Task brief →
Using the entries shown below, output the line containing "Give me the", the line containing "from matplotlib.lines import Line2D", and every line between them, exactly. Pictures are omitted.

Provided data →

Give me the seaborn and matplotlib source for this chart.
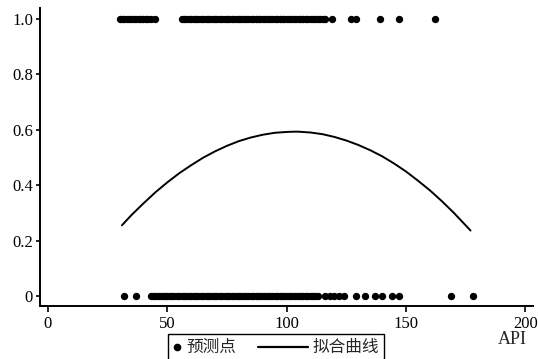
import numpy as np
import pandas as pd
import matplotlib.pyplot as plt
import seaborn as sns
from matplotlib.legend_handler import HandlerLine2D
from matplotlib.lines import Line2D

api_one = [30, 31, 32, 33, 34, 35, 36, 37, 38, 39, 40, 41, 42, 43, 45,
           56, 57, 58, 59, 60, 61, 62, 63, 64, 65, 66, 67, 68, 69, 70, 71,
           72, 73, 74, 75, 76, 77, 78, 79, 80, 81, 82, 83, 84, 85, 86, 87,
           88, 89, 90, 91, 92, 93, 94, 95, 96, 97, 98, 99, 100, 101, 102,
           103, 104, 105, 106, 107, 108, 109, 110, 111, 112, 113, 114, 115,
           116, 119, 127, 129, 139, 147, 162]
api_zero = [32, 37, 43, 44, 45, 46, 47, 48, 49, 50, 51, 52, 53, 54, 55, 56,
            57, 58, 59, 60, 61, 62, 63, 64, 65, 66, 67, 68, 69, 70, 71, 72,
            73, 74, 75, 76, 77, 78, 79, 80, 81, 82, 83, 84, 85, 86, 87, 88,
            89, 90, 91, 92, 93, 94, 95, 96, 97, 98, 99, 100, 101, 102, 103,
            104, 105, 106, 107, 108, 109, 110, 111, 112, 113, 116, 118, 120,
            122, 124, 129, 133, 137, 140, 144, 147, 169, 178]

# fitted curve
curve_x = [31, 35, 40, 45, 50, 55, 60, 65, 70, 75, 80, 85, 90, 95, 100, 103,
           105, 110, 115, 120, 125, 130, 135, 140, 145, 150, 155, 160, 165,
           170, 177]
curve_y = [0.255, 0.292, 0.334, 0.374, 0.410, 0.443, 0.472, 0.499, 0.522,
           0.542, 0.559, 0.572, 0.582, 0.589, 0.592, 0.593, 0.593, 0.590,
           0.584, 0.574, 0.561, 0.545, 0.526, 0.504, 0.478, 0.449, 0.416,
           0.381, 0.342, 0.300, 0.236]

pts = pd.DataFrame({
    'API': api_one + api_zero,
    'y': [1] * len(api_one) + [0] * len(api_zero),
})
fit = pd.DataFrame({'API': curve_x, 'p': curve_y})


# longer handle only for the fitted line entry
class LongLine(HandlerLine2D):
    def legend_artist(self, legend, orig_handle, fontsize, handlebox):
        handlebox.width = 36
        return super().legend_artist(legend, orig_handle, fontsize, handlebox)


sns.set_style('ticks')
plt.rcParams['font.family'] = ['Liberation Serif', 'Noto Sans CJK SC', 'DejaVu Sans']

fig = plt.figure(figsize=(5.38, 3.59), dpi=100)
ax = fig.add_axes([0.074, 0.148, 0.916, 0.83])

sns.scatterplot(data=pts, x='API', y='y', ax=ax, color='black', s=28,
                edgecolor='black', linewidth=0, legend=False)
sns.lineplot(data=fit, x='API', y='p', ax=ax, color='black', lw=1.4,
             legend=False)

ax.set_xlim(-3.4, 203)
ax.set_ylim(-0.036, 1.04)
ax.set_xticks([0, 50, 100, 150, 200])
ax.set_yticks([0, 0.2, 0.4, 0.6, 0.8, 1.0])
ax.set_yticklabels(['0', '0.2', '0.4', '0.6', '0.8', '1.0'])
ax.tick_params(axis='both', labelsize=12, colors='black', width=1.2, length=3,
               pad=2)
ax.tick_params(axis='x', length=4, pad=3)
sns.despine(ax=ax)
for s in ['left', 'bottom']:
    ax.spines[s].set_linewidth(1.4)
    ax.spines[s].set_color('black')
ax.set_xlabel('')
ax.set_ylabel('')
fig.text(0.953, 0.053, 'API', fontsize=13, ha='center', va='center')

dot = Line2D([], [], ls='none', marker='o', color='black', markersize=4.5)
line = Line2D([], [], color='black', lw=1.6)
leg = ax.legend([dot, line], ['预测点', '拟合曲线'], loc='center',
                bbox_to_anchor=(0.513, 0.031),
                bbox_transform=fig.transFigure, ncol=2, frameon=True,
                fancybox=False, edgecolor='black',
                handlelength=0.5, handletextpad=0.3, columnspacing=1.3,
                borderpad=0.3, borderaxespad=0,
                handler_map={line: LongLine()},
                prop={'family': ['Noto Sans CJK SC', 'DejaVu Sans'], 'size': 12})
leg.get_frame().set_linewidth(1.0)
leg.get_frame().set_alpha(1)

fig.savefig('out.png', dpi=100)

---

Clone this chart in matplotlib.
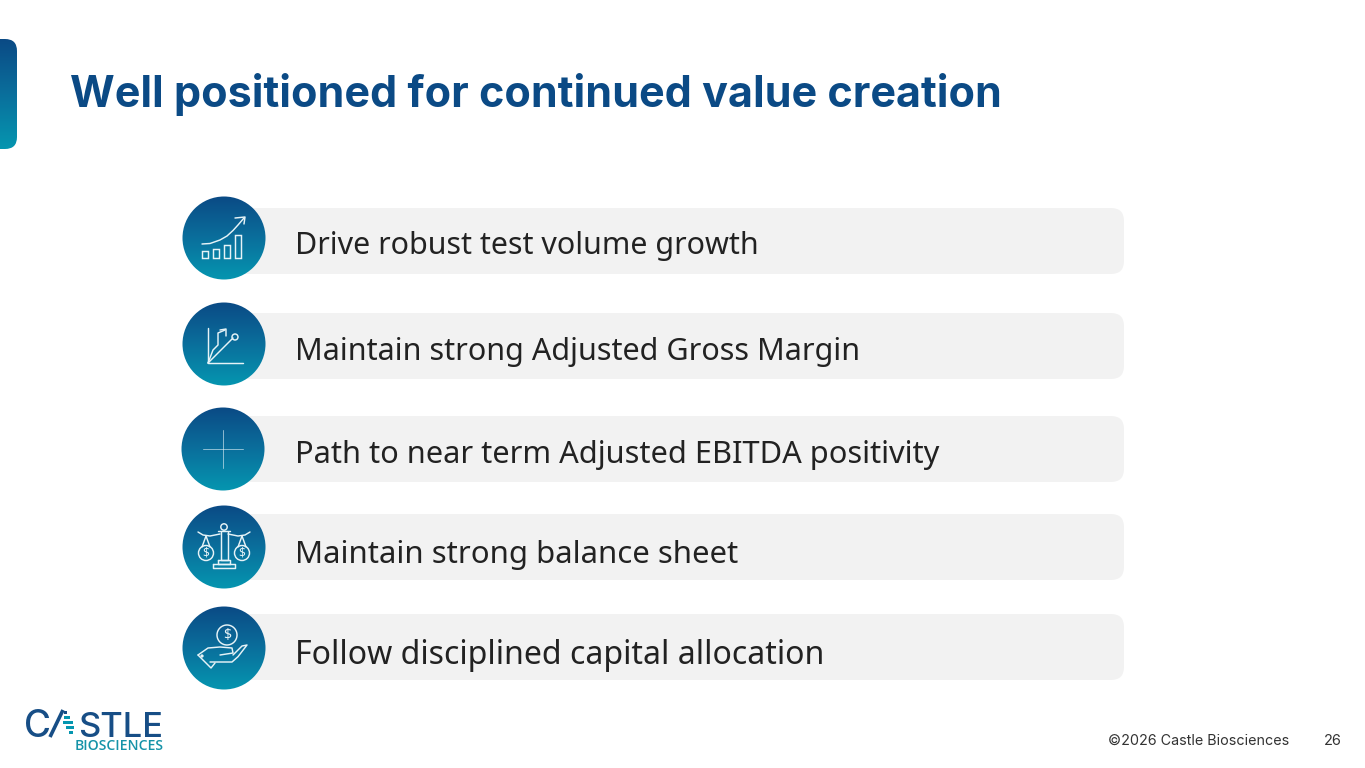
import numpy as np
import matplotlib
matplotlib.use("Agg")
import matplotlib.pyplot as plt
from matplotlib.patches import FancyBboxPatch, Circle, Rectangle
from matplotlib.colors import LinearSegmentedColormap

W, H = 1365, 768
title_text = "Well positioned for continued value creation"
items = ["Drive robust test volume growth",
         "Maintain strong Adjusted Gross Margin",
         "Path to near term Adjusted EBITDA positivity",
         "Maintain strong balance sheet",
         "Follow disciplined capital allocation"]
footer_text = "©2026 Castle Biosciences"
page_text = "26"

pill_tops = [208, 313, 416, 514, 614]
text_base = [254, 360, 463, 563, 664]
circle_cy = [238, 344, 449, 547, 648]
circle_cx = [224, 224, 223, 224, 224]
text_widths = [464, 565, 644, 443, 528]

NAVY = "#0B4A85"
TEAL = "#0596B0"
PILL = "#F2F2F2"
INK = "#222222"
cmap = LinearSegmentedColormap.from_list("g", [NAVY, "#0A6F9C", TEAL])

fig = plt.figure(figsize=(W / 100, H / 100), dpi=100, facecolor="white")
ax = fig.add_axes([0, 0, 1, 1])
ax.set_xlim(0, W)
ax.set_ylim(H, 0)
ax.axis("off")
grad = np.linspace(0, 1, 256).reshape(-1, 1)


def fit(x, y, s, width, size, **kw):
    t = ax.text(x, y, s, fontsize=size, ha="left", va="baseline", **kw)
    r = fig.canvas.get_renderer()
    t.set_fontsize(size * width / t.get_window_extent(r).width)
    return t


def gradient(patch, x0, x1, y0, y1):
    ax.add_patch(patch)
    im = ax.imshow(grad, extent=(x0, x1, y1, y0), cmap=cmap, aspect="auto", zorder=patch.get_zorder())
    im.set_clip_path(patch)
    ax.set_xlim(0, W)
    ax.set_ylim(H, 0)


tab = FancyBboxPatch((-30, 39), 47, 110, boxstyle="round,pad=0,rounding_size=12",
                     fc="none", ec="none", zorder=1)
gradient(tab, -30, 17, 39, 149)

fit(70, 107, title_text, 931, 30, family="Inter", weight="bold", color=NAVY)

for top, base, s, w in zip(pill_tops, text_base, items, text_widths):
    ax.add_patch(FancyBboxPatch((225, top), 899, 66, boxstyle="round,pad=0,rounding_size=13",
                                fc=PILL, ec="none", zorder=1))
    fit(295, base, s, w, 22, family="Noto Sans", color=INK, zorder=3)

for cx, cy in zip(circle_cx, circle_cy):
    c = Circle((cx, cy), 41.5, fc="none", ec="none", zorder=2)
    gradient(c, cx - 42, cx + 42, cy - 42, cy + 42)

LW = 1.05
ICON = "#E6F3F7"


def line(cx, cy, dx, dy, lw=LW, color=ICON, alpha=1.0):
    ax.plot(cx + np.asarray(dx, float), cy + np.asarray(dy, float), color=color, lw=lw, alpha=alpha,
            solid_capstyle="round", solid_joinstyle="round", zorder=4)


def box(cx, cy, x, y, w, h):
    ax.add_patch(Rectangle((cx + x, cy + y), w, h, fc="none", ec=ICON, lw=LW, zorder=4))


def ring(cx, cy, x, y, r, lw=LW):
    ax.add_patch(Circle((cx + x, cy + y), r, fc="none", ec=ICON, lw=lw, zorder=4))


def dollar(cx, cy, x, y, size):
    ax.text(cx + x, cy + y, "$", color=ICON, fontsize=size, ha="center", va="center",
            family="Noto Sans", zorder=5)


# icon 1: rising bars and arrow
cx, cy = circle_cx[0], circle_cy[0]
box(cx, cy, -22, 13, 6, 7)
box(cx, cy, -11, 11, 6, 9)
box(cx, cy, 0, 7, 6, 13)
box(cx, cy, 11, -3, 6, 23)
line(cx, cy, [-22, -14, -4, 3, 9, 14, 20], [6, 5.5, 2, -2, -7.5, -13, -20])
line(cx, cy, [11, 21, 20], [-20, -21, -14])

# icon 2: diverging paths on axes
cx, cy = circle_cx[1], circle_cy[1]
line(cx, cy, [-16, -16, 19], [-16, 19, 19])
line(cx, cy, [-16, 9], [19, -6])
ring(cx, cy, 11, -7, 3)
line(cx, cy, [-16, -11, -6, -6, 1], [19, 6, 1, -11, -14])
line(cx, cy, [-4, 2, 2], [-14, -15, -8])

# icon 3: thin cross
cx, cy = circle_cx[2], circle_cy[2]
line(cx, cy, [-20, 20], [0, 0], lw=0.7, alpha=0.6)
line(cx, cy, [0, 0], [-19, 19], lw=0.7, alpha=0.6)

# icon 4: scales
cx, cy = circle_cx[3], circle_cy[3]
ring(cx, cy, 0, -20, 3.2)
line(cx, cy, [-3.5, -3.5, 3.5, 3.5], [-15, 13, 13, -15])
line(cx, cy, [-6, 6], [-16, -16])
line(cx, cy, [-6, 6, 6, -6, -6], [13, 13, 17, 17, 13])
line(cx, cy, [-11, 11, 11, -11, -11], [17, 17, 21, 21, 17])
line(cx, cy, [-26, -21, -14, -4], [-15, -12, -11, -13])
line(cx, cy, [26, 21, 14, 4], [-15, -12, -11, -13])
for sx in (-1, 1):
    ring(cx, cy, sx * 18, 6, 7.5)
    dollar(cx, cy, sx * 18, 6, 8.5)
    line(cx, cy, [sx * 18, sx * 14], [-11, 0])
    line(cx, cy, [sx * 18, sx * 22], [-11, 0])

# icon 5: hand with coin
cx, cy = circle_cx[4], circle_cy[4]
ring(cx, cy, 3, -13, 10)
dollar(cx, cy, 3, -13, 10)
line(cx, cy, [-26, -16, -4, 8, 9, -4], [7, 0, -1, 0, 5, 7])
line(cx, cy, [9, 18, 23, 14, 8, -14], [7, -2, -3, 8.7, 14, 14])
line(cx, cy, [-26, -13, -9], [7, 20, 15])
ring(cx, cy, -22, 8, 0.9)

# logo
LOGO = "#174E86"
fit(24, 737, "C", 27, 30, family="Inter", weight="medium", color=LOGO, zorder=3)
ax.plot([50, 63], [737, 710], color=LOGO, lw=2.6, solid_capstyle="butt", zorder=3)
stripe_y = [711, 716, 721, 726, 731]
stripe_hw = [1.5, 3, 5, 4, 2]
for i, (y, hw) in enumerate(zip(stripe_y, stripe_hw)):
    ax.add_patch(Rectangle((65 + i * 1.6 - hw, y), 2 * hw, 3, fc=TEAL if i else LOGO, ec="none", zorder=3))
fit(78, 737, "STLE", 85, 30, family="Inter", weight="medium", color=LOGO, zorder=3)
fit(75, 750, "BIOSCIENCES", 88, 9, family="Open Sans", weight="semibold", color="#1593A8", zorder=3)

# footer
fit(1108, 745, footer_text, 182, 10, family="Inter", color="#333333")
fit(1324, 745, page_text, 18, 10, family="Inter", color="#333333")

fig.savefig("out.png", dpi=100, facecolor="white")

...

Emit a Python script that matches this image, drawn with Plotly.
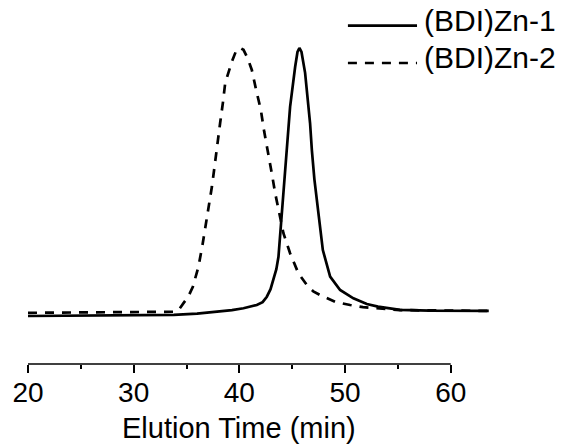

Finished answer →
Give me the seaborn and matplotlib source for this chart.
import numpy as np
import pandas as pd
import matplotlib.pyplot as plt
import seaborn as sns
from matplotlib.legend_handler import HandlerLine2D
from matplotlib.lines import Line2D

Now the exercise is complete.